While the plot of this book is good, you love the characters. You root for the characters. You have happy sighs when they get together. It is your average, cute, fluffy rom-com with a decent amount of spice. Such a story entertains but doesn’t change lives. The respect this book gives to fat characters and the ability of fat women to see themselves in a story and still feel good about themselves, though, is groundbreaking for a fat character. That does change lives.

 

I had, of course, read other fat characters in other books. When I think about them, I don’t feel good. They are Vernon and Dudley Dursley from Harry Potter. They are Augustus Gloop from Charlie and the Chocolate Factory. They are Delores Price from She’s Come Undone. Let’s not even get into fat representation in film.

 

Being fat has become a shorthand for being gross and lazy. Media told me I was the last thing on earth anyone would ever want to be.
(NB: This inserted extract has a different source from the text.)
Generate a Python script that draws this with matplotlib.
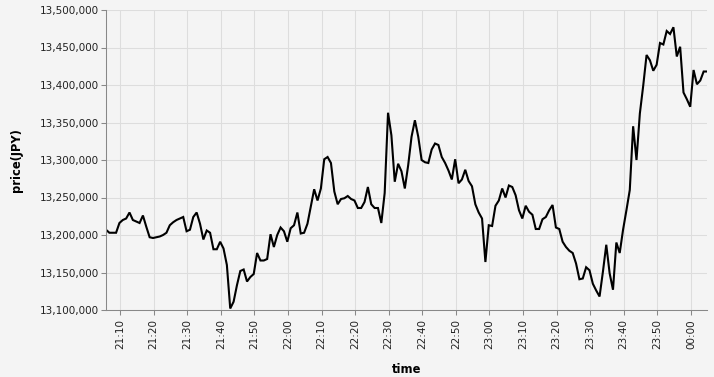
import matplotlib
matplotlib.use("Agg")
import matplotlib.pyplot as plt
import matplotlib.dates as mdates
from matplotlib.ticker import FuncFormatter, MultipleLocator
import pandas as pd

# one price per minute, 21:05:48 -> 00:04:48
start = "2024-01-01 21:05:48"
price_k = [
    # 21:05 - 21:59
    13207, 13203, 13203, 13203, 13216, 13220, 13222, 13230, 13220, 13218,
    13216, 13226, 13211, 13197, 13196, 13197, 13198, 13200, 13203, 13213,
    13217, 13220, 13222, 13224, 13205, 13207, 13224, 13230, 13215, 13194,
    13206, 13203, 13181, 13181, 13191, 13182, 13160, 13102, 13111, 13133,
    13152, 13154, 13138, 13144, 13148, 13176, 13166, 13166, 13168, 13201,
    13184, 13200, 13210, 13205, 13191,
    # 22:00 - 22:59
    13209, 13213, 13230, 13202, 13203, 13215, 13238, 13261, 13246, 13262,
    13301, 13304, 13296, 13258, 13241, 13248, 13249, 13252, 13248, 13246,
    13236, 13236, 13244, 13264, 13241, 13236, 13236, 13216, 13256, 13363,
    13333, 13271, 13295, 13285, 13262, 13293, 13331, 13353, 13331, 13300,
    13297, 13296, 13314, 13322, 13320, 13304, 13296, 13286, 13274, 13301,
    13269, 13274, 13287, 13272, 13265, 13241, 13230, 13222, 13164, 13213,
    # 23:00 - 23:59
    13212, 13239, 13246, 13262, 13250, 13266, 13264, 13253, 13233, 13222,
    13239, 13231, 13227, 13208, 13208, 13221, 13224, 13233, 13240, 13210,
    13208, 13191, 13184, 13179, 13176, 13162, 13141, 13142, 13157, 13153,
    13135, 13126, 13118, 13151, 13187, 13149, 13127, 13190, 13176, 13207,
    13233, 13260, 13345, 13300, 13362, 13399, 13440, 13433, 13419, 13427,
    13456, 13454, 13472, 13468, 13477, 13438, 13451, 13390, 13381, 13371,
    # 00:00 - 00:04
    13420, 13401, 13406, 13418, 13418,
]

times = pd.date_range(start, periods=len(price_k), freq="1min")
prices = [p * 1000 for p in price_k]

bg = "#f4f4f4"
grid_c = "#dddddd"
axis_c = "#888888"

fig = plt.figure(figsize=(7.14, 3.77), dpi=100, facecolor=bg)
ax = fig.add_axes([106 / 714, 1 - 310 / 377, 601 / 714, 300 / 377])
ax.set_facecolor(bg)

ax.plot(times, prices, color="black", linewidth=1.5, solid_joinstyle="miter")

ax.set_xlim(times[0], times[-1])
ax.set_ylim(13100000, 13500000)

ax.yaxis.set_major_locator(MultipleLocator(50000))
ax.yaxis.set_major_formatter(FuncFormatter(lambda v, p: f"{v:,.0f}"))
ax.xaxis.set_major_locator(mdates.MinuteLocator(byminute=range(0, 60, 10)))
ax.xaxis.set_major_formatter(mdates.DateFormatter("%H:%M"))

ax.grid(True, color=grid_c, linewidth=0.75)
ax.set_axisbelow(True)

for s in ["top", "right"]:
    ax.spines[s].set_visible(False)
for s in ["left", "bottom"]:
    ax.spines[s].set_color(axis_c)
    ax.spines[s].set_linewidth(0.75)

ax.tick_params(axis="both", color=axis_c, width=0.75, length=3.6,
               labelsize=7.5, labelcolor="#222222")
ax.tick_params(axis="y", pad=1.5)
ax.tick_params(axis="x", pad=3, labelrotation=90)

ax.set_xlabel("time", fontsize=8.3, fontweight="bold", labelpad=10)
ax.set_ylabel("price(JPY)", fontsize=8.3, fontweight="bold", labelpad=12)

fig.savefig("out.png", dpi=100, facecolor=bg)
My only hope was to be the funny best friend or someone’s really nice, sexless mom. I would never be the main character in my own life. If by chance, I did manage to find a book where the lead character looks like me, she either spends the whole book doubting her worth because she looks like me, or she does everything she can to stop looking like me, which is even worse. Before I read Spoiler Alert, there was never a narrative not filled with shame.

 

I needed this story. I needed to feel genuinely seen. I needed to see a character who looks like me living a fully-formed life, not the half-life of weight loss. When we cling to a narrative of weight loss, we forget we are living a life right now, weight on. We deserve happy endings with the weight on. We deserve to see fat women finding love as they are. That is what Olivia Dade and Spoiler Alert did for me.

 

I knew there had to be other books like this. There had to be more books where fat girls are living their lives. Fat girls dating movie stars and quarterbacks. Fat girls slaying dragons. Fat girls solving mysteries. Fat girls falling in love with vampires. Fat girls saving the world. I wanted to read those stories, so I did.

 

I have spent the last year reading every fat girl story that I could get my hands on, sharing the positive representation of fat girls in fiction I find with friends on TikTok, and making lists of fat girls and reviewing their stories. There are some really amazing and powerful fat girls in fiction and I am glad to have learned their stories. I have read about fat girls falling in love, saving their communities, and fighting power. Of course, there are still books that fall into harmful stereotypes, but those that raise the bar on representation are exactly what fat people deserve.

 

I want more people to read these stories. I want more people to write these stories. I want more companies to publish these stories. I want a place where these books are easily found and a community can be made. This is why I started Fat Girls in Fiction, and this is why I do this work.